While applying neuro-evolution to datasets with a clear output for each input is interesting, it really shines when we look at scenarios where there is no clear “good” answers. Typically reinforcement learning is used for such scenarios, but neuro-evolution a worthy opponent. In this example we will apply NeuralFit to one of OpenAI’s gyms, in particular the Cart Pole environment where a cart has to balance a pole subject to gravity. We start by importing neuralfit (for fitting), numpy (for arrays) and gym (for the environment).

import neuralfit as nf
import numpy as np
import gym

Next, we initialize the gym environment. We do not enable rendering because this considerably slows down training.

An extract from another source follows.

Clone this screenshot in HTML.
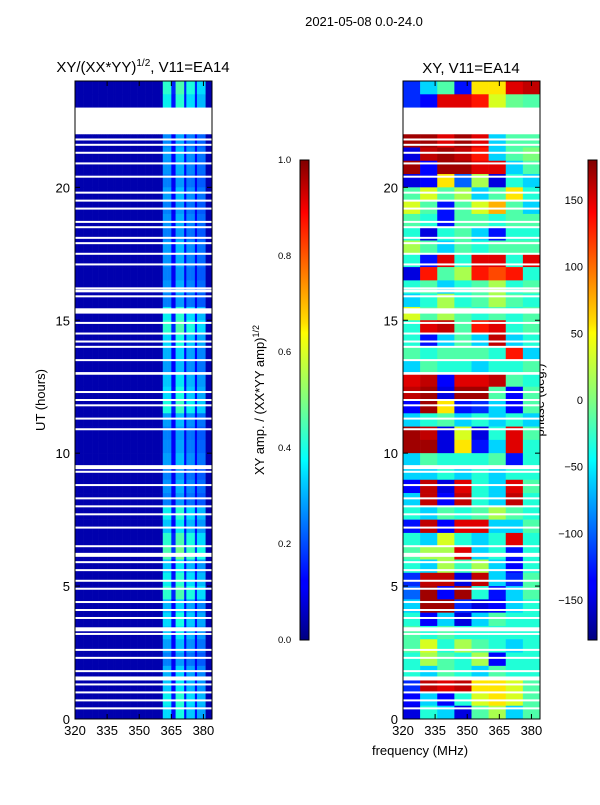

env = gym.make('CartPole-v1')

Afterwards, we create and define the model. The model has 4 inputs (the state) and 1 output (the action). For more information on this, visit the Cart Pole environment documentation. Furthermore we compile the model, but note that we should not include a metric since we are going to use func_evolve which uses fitness function to assess the performance of a model instead. We supply the size metric since we want to monitor the size of the best performing model during evolution.

model = nf.Model(4,1)
model.compile(monitors=['size'])

Now comes the most important part: defining the function that evaluates a group of networks (called genomes, together called the population). Essentially we loop over the population, playing a single epoch for each of them and recording their cumulative reward during that epoch. Every epoch runs until one of the termination conditions has been reached (see the Cart Pole documentation). Note that is very important to seed the environments identically for each genome, so that their relative rewards reflect their relative performance (and does not include “luck” due to starting conditions).

def evaluate (genomes):
    losses = np.zeros(len(genomes))
    random_seed = np.random.randint(0,1000) 
    for i in range(len(genomes)):
        observation, _ = env.reset(seed=random_seed)
        for t in range(1000):
            observation = np.reshape(observation, (1,4))
            action = int(np.clip(genomes[i].predict(observation),0,1)[0][0])
            observation, reward, done, info, _ = env.step(action)
            losses[i] -= reward
            if done:
                break

    return losses

At this point we can simply call model.func_evolve to train the model! We specify 50 epochs, which should be (on average) plenty of time to get good results.

model.func_evolve(evaluate, epochs=50)

If the model is trained succesfully, you should find a score of -1000. This indicates that the model was able to balance the pole until the end of the epoch, which lasts for 1000 timesteps at most. We can visualize the control behaviour of the resulting model by re-intializing the environment, but this time with the human rendering mode. Afterwards we call the evaluation function manually on the evolved model.

env = gym.make('CartPole-v1', render_mode='human')
evaluate([model])

If all went well, you should get an animation similar to the one below! To build some intuition, try changing the number of timesteps per epoch and study the control behavior. What happens if the number of timesteps is too low?